» What this task involves
Where a line of the listing below includes the word "with", reproduce that line.

» Dataset records
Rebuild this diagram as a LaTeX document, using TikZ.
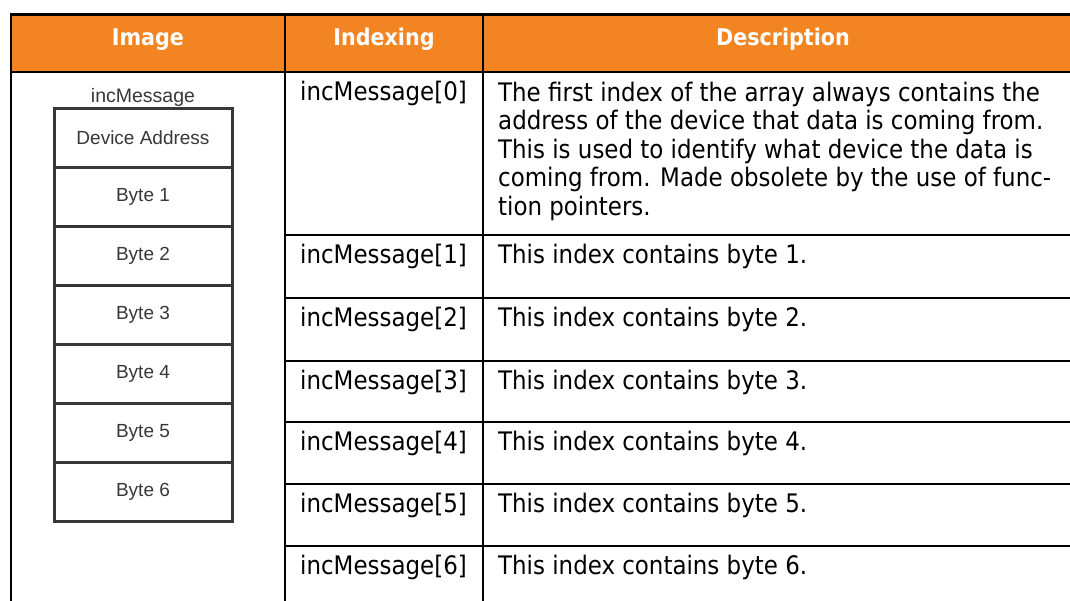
\documentclass[tikz,border=0pt]{standalone}
\usepackage{fontspec}
\setmainfont{DejaVu Sans Condensed}
\newfontfamily\boxfont{Liberation Sans}
\usetikzlibrary{matrix}
\definecolor{headorange}{RGB}{242,133,34}
\definecolor{boxgrey}{RGB}{55,55,55}

\tikzset{
    head/.style={text=white, font=\bfseries\fontsize{23}{27}\selectfont},
    cell/.style={anchor=base west, inner sep=0pt, font=\fontsize{25.5}{28.5}\selectfont},
    rule/.style={line width=2.5pt}
}

\begin{document}
\begin{tikzpicture}[x=1pt, y=-1pt]
    \useasboundingbox (0,0) rectangle (1070,600);
    \clip (0,0) rectangle (1070,600);

    % header row
    \fill[headorange] (11,14) rectangle (1085,72);
    \node[head, anchor=base] (hImage) at (148,45) {Image};
    \node[head, anchor=base] (hIndex) at (384,45) {Indexing};
    \node[head, anchor=base] (hDesc) at (783,45) {Description};

    % grid
    \draw[rule, line width=3pt] (11,14) -- (1085,14);
    \draw[rule] (11,72) -- (1085,72);
    \foreach \x in {11,285,483}
        \draw[rule] (\x,12.5) -- (\x,610);
    \foreach \y in {235,298,361,422,484,546}
        \draw[rule] (285,\y) -- (1085,\y);

    % array picture
    \matrix (msg) [matrix of nodes, anchor=north, inner sep=0pt, row sep=-3pt,
        nodes={draw=boxgrey, line width=3pt, outer sep=0pt, minimum width=178pt,
               minimum height=59pt, text=boxgrey, font=\boxfont\fontsize{19}{22}\selectfont}]
        at (143,106.5) {
        Device Address \\
        Byte 1 \\
        Byte 2 \\
        Byte 3 \\
        Byte 4 \\
        Byte 5 \\
        Byte 6 \\
    };
    \node[anchor=base, inner sep=0pt, text=boxgrey, font=\boxfont\fontsize{19.5}{22}\selectfont]
        (msgName) at ([yshift=4pt]msg.north) {incMessage};

    % indexing and description
    \node[cell] (idx0) at (300,100) {incMessage[0]};
    \node[cell, anchor=north west, align=left] (desc0) at (498,81.5)
        {The first index of the array always contains the\\
         address of the device that data is coming from.\\
         This is used to identify what device the data is\\
         coming from. Made obsolete by the use of func-\\
         tion pointers.};
    \foreach \i/\y in {1/235,2/298,3/361,4/422,5/484,6/546} {
        \node[cell] (idx\i) at (300,\y+28) {incMessage[\i]};
        \node[cell] (desc\i) at (498,\y+28) {This index contains byte \i.};
    }
\end{tikzpicture}
\end{document}
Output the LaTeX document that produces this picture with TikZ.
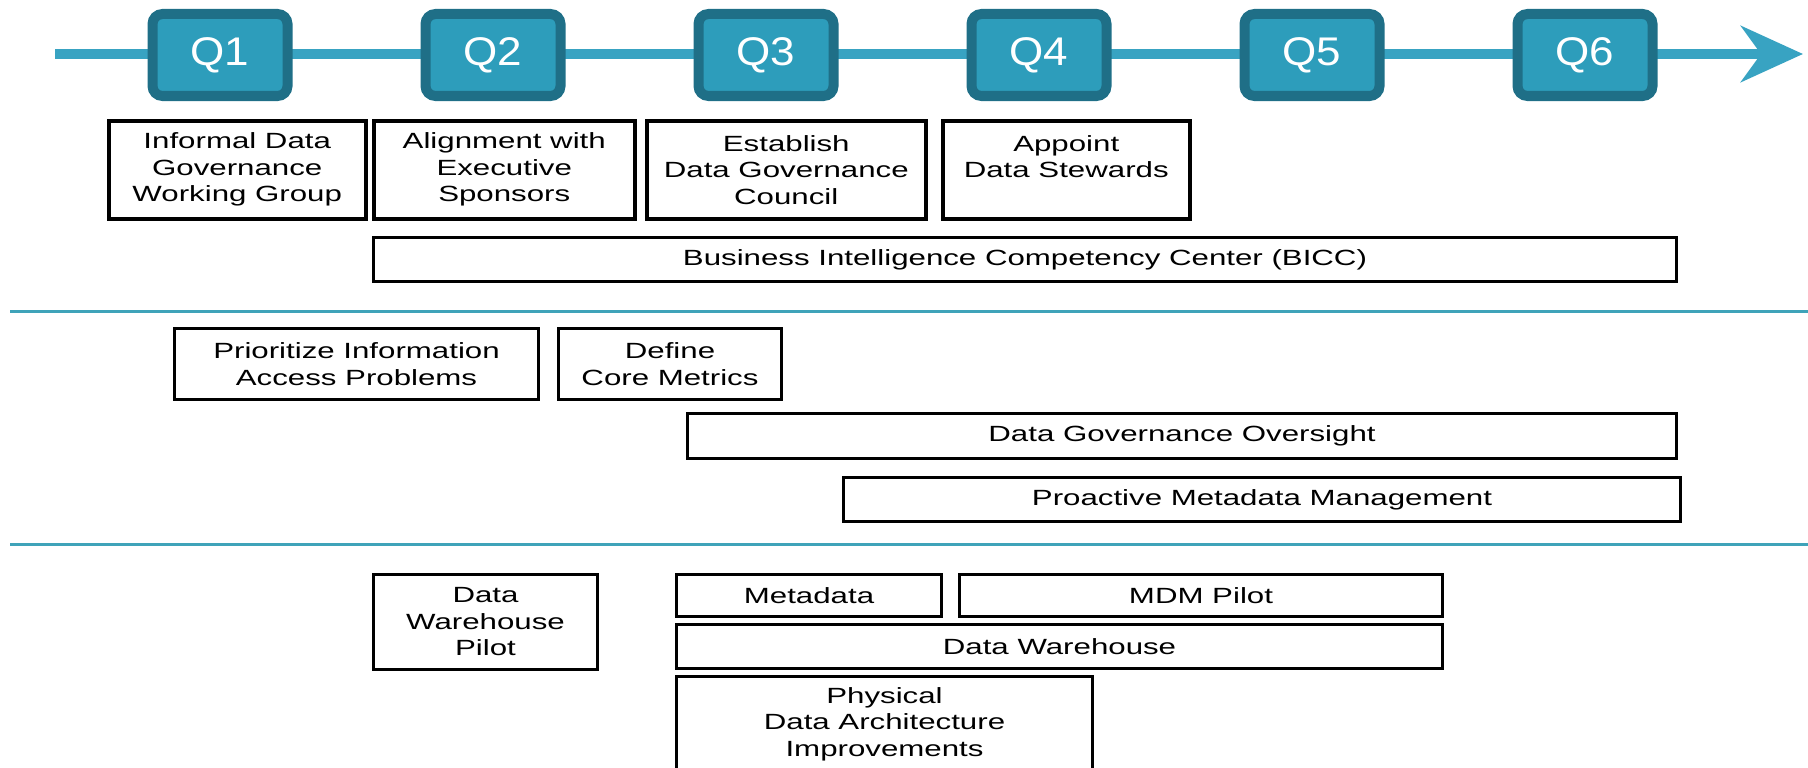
\documentclass[tikz,border=0pt]{standalone}
\usepackage{fontspec}
\setmainfont{Liberation Sans}
\newfontfamily\boxfont[FakeStretch=1.42]{Liberation Sans}
\newfontfamily\qfont[FakeStretch=1.1]{Liberation Sans}
\usetikzlibrary{arrows.meta}
\definecolor{qdark}{HTML}{1F6F87}
\definecolor{qlight}{HTML}{2D9DBB}
\definecolor{tline}{HTML}{38A3C2}
\definecolor{sepline}{HTML}{3FA3B9}

\begin{document}
\begin{tikzpicture}[x=1pt,y=-1pt]
				\tikzstyle{quarter}=[fill=qlight,draw=qdark,line width=10pt,rounded corners=10pt,
				minimum width=135pt,minimum height=82pt,inner sep=0pt,
				text=white,font=\qfont\fontsize{40pt}{48pt}\selectfont]
				\tikzstyle{task}=[draw,line width=3pt,align=center,anchor=north west,inner sep=0pt,
				font=\boxfont\fontsize{22pt}{26.5pt}\selectfont]
				\tikzstyle{milestone}=[task,line width=3.5pt,minimum height=98pt]
				\tikzstyle{separator}=[sepline,line width=3pt]
				\useasboundingbox (0,0) rectangle (1808,768);
				\coordinate (tstart) at (55,54);
				\coordinate (tend) at (1803,54);
				\draw[tline,line width=10pt,-{Stealth[length=62pt,width=56pt,inset=20pt]}] (tstart) -- (tend);
				\node[quarter] (q1) at (220,55) {Q1};
				\node[quarter] (q2) at (493,55) {Q2};
				\node[quarter] (q3) at (766,55) {Q3};
				\node[quarter] (q4) at (1039,55) {Q4};
				\node[quarter] (q5) at (1312,55) {Q5};
				\node[quarter] (q6) at (1585,55) {Q6};
				\node[milestone,minimum width=257pt] (informal) at (107,119)
					{Informal Data\\Governance\\Working Group};
				\node[milestone,minimum width=261pt] (sponsors) at (372,119)
					{Alignment with\\Executive\\Sponsors};
				\node[milestone,minimum width=279pt] (council) at (645,119)
					{Establish\\Data Governance\\Council};
				\node[milestone,minimum width=247pt] (stewards) at (941,119)
					{Appoint\\Data Stewards\\\mbox{}};
				\node[task,minimum width=1303pt,minimum height=44pt] (bicc) at (372,236)
					{Business Intelligence Competency Center (BICC)};
				\coordinate (sep1w) at (10,311);
				\coordinate (sep1e) at (1808,311);
				\draw[separator] (sep1w) -- (sep1e);
				\node[task,minimum width=364pt,minimum height=71pt] (prioritize) at (173,327)
					{Prioritize Information\\Access Problems};
				\node[task,minimum width=223pt,minimum height=71pt] (metrics) at (557,327)
					{Define\\Core Metrics};
				\node[task,minimum width=989pt,minimum height=45pt] (oversight) at (686,412)
					{Data Governance Oversight};
				\node[task,minimum width=837pt,minimum height=44pt] (metamgmt) at (842,476)
					{Proactive Metadata Management};
				\coordinate (sep2w) at (10,544);
				\coordinate (sep2e) at (1808,544);
				\draw[separator] (sep2w) -- (sep2e);
				\node[task,minimum width=224pt,minimum height=95pt] (dwpilot) at (372,573)
					{Data\\Warehouse\\Pilot};
				\node[task,minimum width=265pt,minimum height=42pt] (metadata) at (675,573)
					{Metadata};
				\node[task,minimum width=483pt,minimum height=42pt] (mdm) at (958,573)
					{MDM Pilot};
				\node[task,minimum width=766pt,minimum height=44pt] (warehouse) at (675,623)
					{Data Warehouse};
				\node[task,minimum width=416pt,minimum height=95pt] (physical) at (675,675)
					{Physical\\Data Architecture\\Improvements};
\end{tikzpicture}
\end{document}
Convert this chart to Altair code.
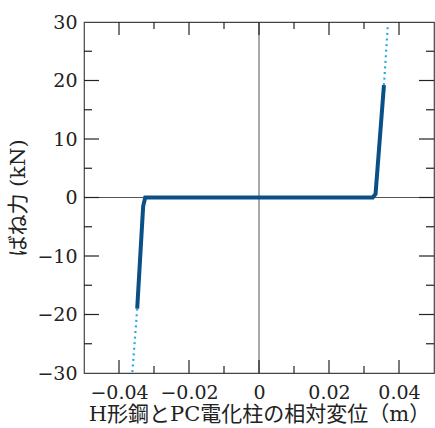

» Full solution
Output the LaTeX document that produces this picture with TikZ.
					{Alignment with\\Executive\\Sponsors};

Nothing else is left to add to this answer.